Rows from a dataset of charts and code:
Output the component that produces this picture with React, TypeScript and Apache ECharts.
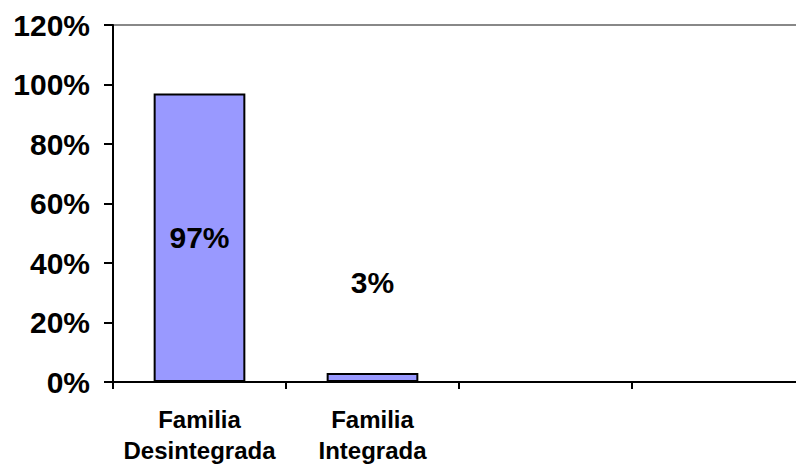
import React, { useEffect, useRef } from "react";
import * as echarts from "echarts";

const categories = ["Familia\nDesintegrada", "Familia\nIntegrada", "", ""];
const values = [97, 3, null, null];
const yTicks = [0, 20, 40, 60, 80, 100, 120];

export default function App() {
  const ref = useRef<HTMLDivElement>(null);
  useEffect(() => {
    const chart = echarts.init(ref.current!, null, { renderer: "svg" });
    const font = "'Liberation Sans', Arial, sans-serif";
    chart.setOption({
      animation: false,
      backgroundColor: "#ffffff",
      grid: { left: 113, right: 0, top: 25, bottom: 81, containLabel: false },
      xAxis: {
        type: "category",
        data: categories,
        boundaryGap: true,
        axisLine: { show: true, lineStyle: { color: "#000", width: 2 } },
        axisTick: { show: true, length: 7, lineStyle: { color: "#000", width: 2 } },
        axisLabel: {
          interval: 0,
          margin: 22,
          fontFamily: font,
          fontWeight: "bold",
          fontSize: 24,
          lineHeight: 31,
          color: "#000",
        },
      },
      yAxis: {
        type: "value",
        min: yTicks[0],
        max: yTicks[yTicks.length - 1],
        interval: 20,
        axisLine: { show: true, lineStyle: { color: "#000", width: 2 } },
        axisTick: { show: true, length: 9, lineStyle: { color: "#000", width: 2 } },
        axisLabel: {
          margin: 23,
          fontFamily: font,
          fontWeight: "bold",
          fontSize: 30,
          color: "#000",
          formatter: (v: number) => v + "%",
        },
        splitLine: {
          show: true,
          lineStyle: {
            color: ["transparent", "transparent", "transparent", "transparent", "transparent", "transparent", "#888888"],
            width: 2,
          },
        },
      },
      series: [
        {
          type: "bar",
          data: values.map((v, i) => ({
            value: v,
            label:
              i === 1
                ? { show: true, position: "top", distance: 76 }
                : { show: true, position: "inside" },
          })),
          barWidth: "53%",
          itemStyle: { color: "#9999FF", borderColor: "#000", borderWidth: 2 },
          label: {
            show: true,
            fontFamily: font,
            fontWeight: "bold",
            fontSize: 30,
            color: "#000",
            formatter: (p: any) => p.value + "%",
          },
        },
      ],
    });
    return () => chart.dispose();
  }, []);
  return (
    <div style={{ position: "absolute", left: 0, top: 0, width: 796, height: 466, overflow: "hidden", background: "#fff" }}>
      <div ref={ref} style={{ width: 805, height: 466 }} />
    </div>
  );
}
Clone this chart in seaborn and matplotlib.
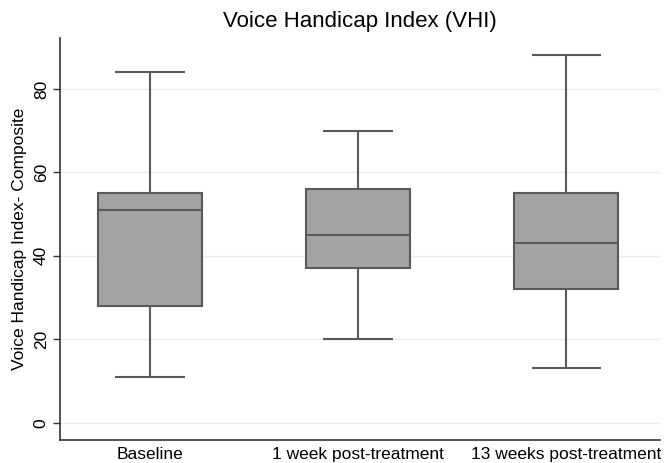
import matplotlib
matplotlib.use("Agg")
import matplotlib.pyplot as plt
import seaborn as sns
import pandas as pd

categories = ["Baseline", "1 week post-treatment", "13 weeks post-treatment"]
mins = [11, 20, 13]
q1s = [28, 37, 32]
medians = [51, 45, 43]
q3s = [55, 56, 55]
maxs = [84, 70, 88]
yticks = [0, 20, 40, 60, 80]

rows = []
for c, a, b, m, d, e in zip(categories, mins, q1s, medians, q3s, maxs):
    for v in (a, b, m, d, e):
        rows.append({"group": c, "value": v})
df = pd.DataFrame(rows)

sns.set_style("white")
plt.rcParams["font.family"] = ["Liberation Sans", "DejaVu Sans"]

fig = plt.figure(figsize=(6.66, 4.63), dpi=100)
ax = fig.add_axes([0.090, 0.050, 0.901, 0.868])

edge = "#5a5a5a"
lw = 1.5
sns.boxplot(data=df, x="group", y="value", order=categories, whis=(0, 100),
            width=0.5, color="#a3a3a3", saturation=1, linecolor=edge,
            linewidth=lw, ax=ax, showcaps=False,
            medianprops=dict(color=edge, linewidth=lw),
            whiskerprops=dict(color=edge, linewidth=lw),
            boxprops=dict(edgecolor=edge, linewidth=lw))
# Stata-style whisker caps (wider than seaborn default)
pos = list(range(len(categories)))
cap_half = 0.167
ax.hlines(maxs, [p - cap_half for p in pos], [p + cap_half for p in pos], colors=edge, linewidth=lw, zorder=3)
ax.hlines(mins, [p - cap_half for p in pos], [p + cap_half for p in pos], colors=edge, linewidth=lw, zorder=3)

ax.set_xlim(-0.433, 2.45)
ax.set_ylim(-4.1, 92.2)
ax.set_yticks(yticks)
ax.set_yticklabels([str(t) for t in yticks], rotation=90, va="center", fontsize=12.5, color="black")
ax.tick_params(axis="y", length=5, width=1, color="#333333", direction="out", left=True, pad=3)
ax.tick_params(axis="x", length=0, labelsize=12.5, labelcolor="black", pad=5)
ax.yaxis.grid(True, color="#ececec", linewidth=1)
ax.set_axisbelow(True)
for s in ["top", "right"]:
    ax.spines[s].set_visible(False)
for s in ["left", "bottom"]:
    ax.spines[s].set_color("#333333")
    ax.spines[s].set_linewidth(1.2)
ax.set_xlabel("")
ax.set_ylabel("Voice Handicap Index- Composite", fontsize=12.5, color="black", labelpad=5)
ax.set_title("Voice Handicap Index (VHI)", fontsize=16, color="black", pad=8)

fig.savefig("out.png", dpi=100)
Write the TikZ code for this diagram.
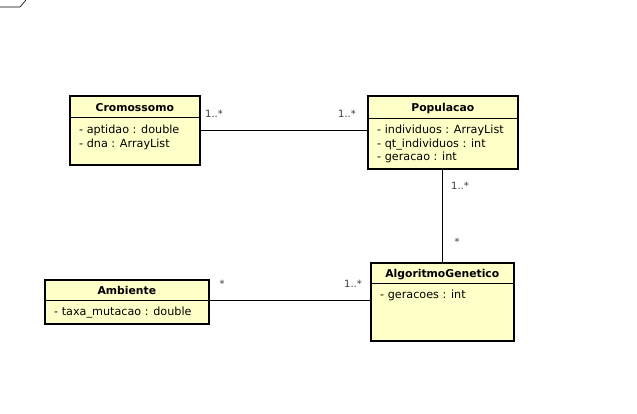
\documentclass[tikz,border=0pt]{standalone}
\usepackage{fontspec}
\setmainfont{DejaVu Sans}
\usetikzlibrary{positioning}
\definecolor{classfill}{RGB}{255,255,200}
\definecolor{multgray}{RGB}{60,60,60}

\begin{document}
\begin{tikzpicture}[x=1pt, y=-1pt,
  classbox/.style={draw, line width=1.6pt, fill=classfill, anchor=north west, inner sep=0pt},
  classname/.style={anchor=base, inner sep=0pt, font=\fontsize{10.8}{12}\selectfont\bfseries},
  attr/.style={anchor=base west, inner sep=0pt, font=\fontsize{11.2}{13}\selectfont},
  mult/.style={font=\fontsize{10}{11}\selectfont, text=multgray, inner sep=0pt},
  divider/.style={line width=0.8pt},
  assoc/.style={line width=0.8pt}]
\useasboundingbox (0,0) rectangle (637,414);

% moldura cortada no canto
\node[inner sep=0pt, anchor=base, font=\fontsize{9}{11}\selectfont] (frametab) at (5,-1) {g};
\draw[line width=0.6pt] (0,7) -- (20,7) -- (26,0);

% Cromossomo
\node[classbox, minimum width=130pt, minimum height=69pt] (crom) at (69,95) {};
\draw[divider] ([yshift=-22pt]crom.north west) -- ([yshift=-22pt]crom.north east);
\node[classname] (crom-name) at ([yshift=-17pt]crom.north) {Cromossomo};
\node[attr] (crom-a1) at ([xshift=10pt,yshift=-39pt]crom.north west) {- aptidao : double};
\node[attr] (crom-a2) at ([yshift=-14pt]crom-a1.base west) {- dna : ArrayList};

% Populacao
\node[classbox, minimum width=150pt, minimum height=73pt] (pop) at (367,95) {};
\draw[divider] ([yshift=-23pt]pop.north west) -- ([yshift=-23pt]pop.north east);
\node[classname] (pop-name) at ([yshift=-17pt]pop.north) {Populacao};
\node[attr] (pop-a1) at ([xshift=10pt,yshift=-39pt]pop.north west) {- individuos : ArrayList};
\node[attr] (pop-a2) at ([yshift=-13.5pt]pop-a1.base west) {- qt\_individuos : int};
\node[attr] (pop-a3) at ([yshift=-13.5pt]pop-a2.base west) {- geracao : int};

% Ambiente
\node[classbox, minimum width=164pt, minimum height=44pt] (amb) at (44,279) {};
\draw[divider] ([yshift=-21pt]amb.north west) -- ([yshift=-21pt]amb.north east);
\node[classname] (amb-name) at ([yshift=-15pt]amb.north) {Ambiente};
\node[attr] (amb-a1) at ([xshift=10pt,yshift=-36pt]amb.north west) {- taxa\_mutacao : double};

% AlgoritmoGenetico
\node[classbox, minimum width=143pt, minimum height=78pt] (alg) at (370,262) {};
\draw[divider] ([yshift=-21pt]alg.north west) -- ([yshift=-21pt]alg.north east);
\node[classname] (alg-name) at ([yshift=-15pt]alg.north) {AlgoritmoGenetico};
\node[attr] (alg-a1) at ([xshift=10pt,yshift=-36pt]alg.north west) {- geracoes : int};

% associacoes
\coordinate (crom-end) at ([yshift=-35pt]crom.north east);
\draw[assoc] (crom-end) -- (crom-end -| pop.west);
\node[mult] (m1) at (214,114) {1..*};
\node[mult] (m2) at (347,114) {1..*};

\coordinate (pop-end) at (pop.south -| 442,0);
\draw[assoc] (pop-end) -- (pop-end |- alg.north);
\node[mult] (m3) at (460,186) {1..*};
\node[mult] (m4) at (457,242) {*};

\coordinate (amb-end) at ([yshift=-21pt]amb.north east);
\draw[assoc] (amb-end) -- (amb-end -| alg.west);
\node[mult] (m5) at (222,284) {*};
\node[mult] (m6) at (353,284) {1..*};
\end{tikzpicture}
\end{document}
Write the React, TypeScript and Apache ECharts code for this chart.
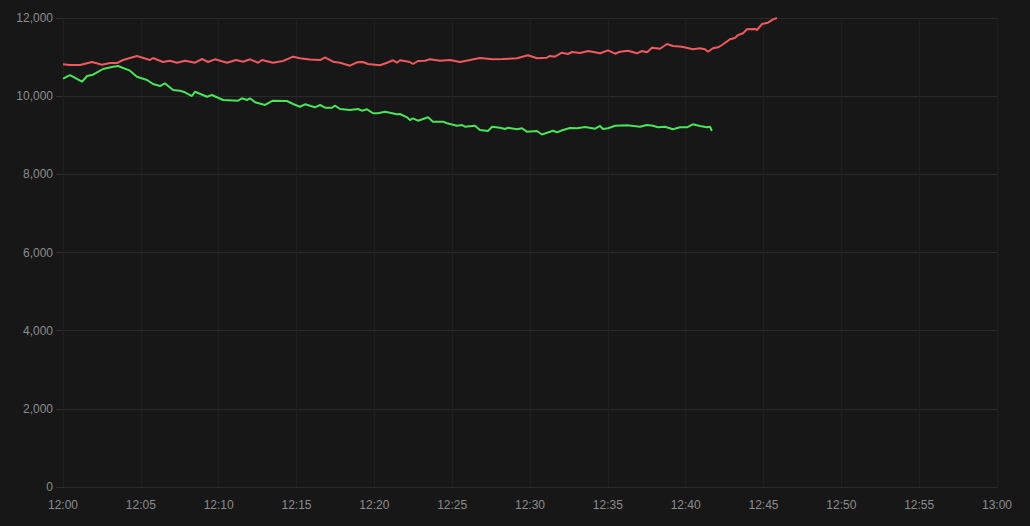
import React, { useEffect, useRef } from "react";
import * as echarts from "echarts";

// seconds after 12:00 and values
const redSeconds = [0, 27, 66, 112, 150, 181, 208, 231, 285, 335, 347, 385, 412, 439, 470, 509, 536, 559, 586, 632, 667, 694, 721, 752, 767, 809, 848, 887, 913, 952, 991, 1010, 1041, 1068, 1106, 1133, 1156, 1176, 1222, 1249, 1272, 1287, 1299, 1337, 1349, 1368, 1395, 1415, 1453, 1492, 1530, 1569, 1607, 1657, 1696, 1750, 1792, 1827, 1865, 1877, 1896, 1923, 1946, 1962, 1993, 2024, 2070, 2101, 2128, 2147, 2178, 2212, 2232, 2251, 2270, 2301, 2328, 2351, 2386, 2428, 2455, 2474, 2486, 2505, 2525, 2540, 2571, 2590, 2602, 2621, 2636, 2667, 2675, 2694, 2717, 2737, 2752];
const redValues = [10815, 10797, 10797, 10874, 10805, 10848, 10848, 10925, 11028, 10925, 10976, 10874, 10907, 10856, 10907, 10856, 10951, 10874, 10943, 10856, 10925, 10882, 10943, 10856, 10925, 10856, 10900, 11010, 10969, 10938, 10925, 10994, 10882, 10856, 10779, 10866, 10874, 10823, 10790, 10856, 10918, 10856, 10918, 10874, 10823, 10900, 10907, 10943, 10907, 10925, 10874, 10925, 10976, 10943, 10951, 10969, 11045, 10969, 10984, 11028, 11010, 11112, 11079, 11130, 11104, 11155, 11097, 11173, 11086, 11137, 11163, 11097, 11155, 11122, 11240, 11214, 11335, 11283, 11266, 11199, 11225, 11199, 11137, 11225, 11250, 11309, 11455, 11488, 11565, 11608, 11711, 11718, 11693, 11846, 11880, 11966, 12000];

const greenSeconds = [0, 27, 73, 93, 116, 154, 193, 212, 258, 285, 324, 347, 374, 393, 424, 451, 470, 497, 509, 555, 574, 617, 675, 690, 709, 721, 740, 779, 809, 863, 887, 913, 933, 971, 991, 1010, 1037, 1048, 1068, 1106, 1137, 1152, 1172, 1195, 1214, 1241, 1287, 1299, 1326, 1337, 1349, 1368, 1407, 1426, 1465, 1480, 1519, 1538, 1549, 1588, 1607, 1638, 1654, 1684, 1704, 1715, 1750, 1769, 1788, 1827, 1846, 1889, 1904, 1927, 1954, 1981, 2012, 2051, 2070, 2081, 2101, 2128, 2174, 2224, 2251, 2274, 2293, 2320, 2351, 2378, 2405, 2428, 2455, 2482, 2494, 2501];
const greenValues = [10447, 10541, 10370, 10516, 10549, 10695, 10754, 10772, 10652, 10498, 10414, 10311, 10260, 10329, 10158, 10140, 10099, 10004, 10114, 9986, 10030, 9902, 9884, 9945, 9902, 9945, 9843, 9774, 9884, 9876, 9799, 9730, 9792, 9715, 9774, 9705, 9705, 9756, 9672, 9646, 9672, 9628, 9664, 9562, 9562, 9603, 9536, 9544, 9459, 9390, 9434, 9372, 9459, 9347, 9347, 9306, 9244, 9262, 9219, 9244, 9134, 9109, 9219, 9193, 9160, 9193, 9152, 9178, 9091, 9109, 9019, 9116, 9075, 9134, 9185, 9178, 9211, 9168, 9237, 9160, 9178, 9244, 9254, 9219, 9262, 9244, 9203, 9219, 9152, 9203, 9203, 9280, 9237, 9203, 9219, 9109];

const yTicks = { min: 0, max: 12000, interval: 2000 };

const base = new Date(2024, 0, 1, 12, 0, 0).getTime();
const pairs = (secs: number[], vals: number[]) => secs.map((s, i) => [base + s * 1000, vals[i]]);

export default function App() {
  const ref = useRef<HTMLDivElement>(null);
  useEffect(() => {
    const chart = echarts.init(ref.current!, null, { renderer: "svg" });
    const labelColor = "#8c8c8c";
    chart.setOption({
      animation: false,
      backgroundColor: "#171717",
      grid: { left: 63, right: 33, top: 18, bottom: 39, containLabel: false },
      xAxis: {
        type: "time",
        min: base,
        max: base + 3600 * 1000,
        interval: 300 * 1000,
        axisLine: { show: true, lineStyle: { color: "#2a2a2a" } },
        axisTick: { show: false },
        splitLine: { show: true, lineStyle: { color: "#1f1f1f", width: 1 } },
        axisLabel: {
          color: labelColor,
          fontSize: 12,
          fontFamily: "Liberation Sans, Arial, sans-serif",
          margin: 12,
          showMinLabel: true,
          showMaxLabel: true,
          formatter: (v: number) => {
            const d = new Date(v);
            return String(d.getHours()).padStart(2, "0") + ":" + String(d.getMinutes()).padStart(2, "0");
          },
        },
      },
      yAxis: {
        type: "value",
        min: yTicks.min,
        max: yTicks.max,
        interval: yTicks.interval,
        axisLine: { show: false },
        axisTick: { show: true, length: 7, lineStyle: { color: "#2e2e2e" } },
        splitLine: { show: true, lineStyle: { color: "#2a2a2a", width: 1 } },
        axisLabel: {
          color: labelColor,
          fontSize: 12,
          fontFamily: "Liberation Sans, Arial, sans-serif",
          margin: 10,
          formatter: (v: number) => v.toLocaleString("en-US"),
        },
      },
      series: [
        {
          type: "line",
          data: pairs(redSeconds, redValues),
          showSymbol: false,
          symbol: "none",
          lineStyle: { color: "#f05a5e", width: 2 },
          itemStyle: { color: "#f05a5e" },
        },
        {
          type: "line",
          data: pairs(greenSeconds, greenValues),
          showSymbol: false,
          symbol: "none",
          lineStyle: { color: "#4be35a", width: 2 },
          itemStyle: { color: "#4be35a" },
        },
      ],
    });
    return () => chart.dispose();
  }, []);
  return (
    <div
      ref={ref}
      style={{ position: "fixed", left: 0, top: 0, width: 1030, height: 526 }}
    />
  );
}
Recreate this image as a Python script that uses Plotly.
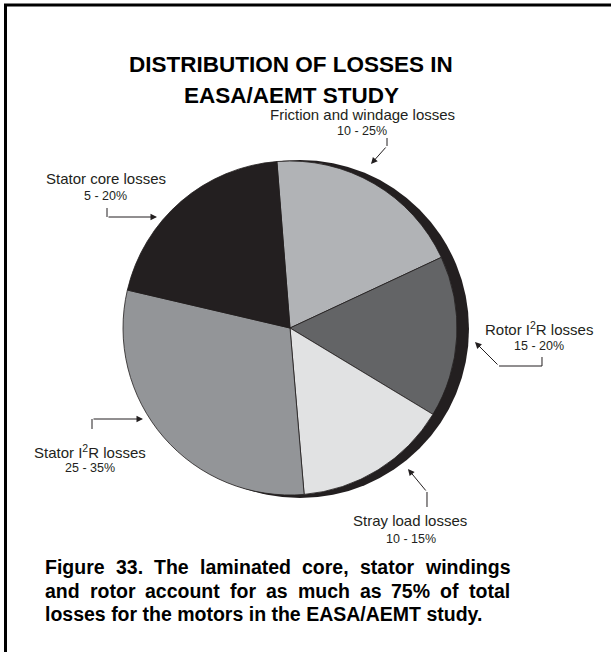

Exercise task: Copy nothing but the lines above from the one with "Clone this chart in seaborn and matplotlib." to the one with "import pandas as pd", inclusive, word for word. Leave every picture out.

Result of the task:
Clone this chart in seaborn and matplotlib.
import matplotlib
matplotlib.use("Agg")
import matplotlib.pyplot as plt
import seaborn as sns
import pandas as pd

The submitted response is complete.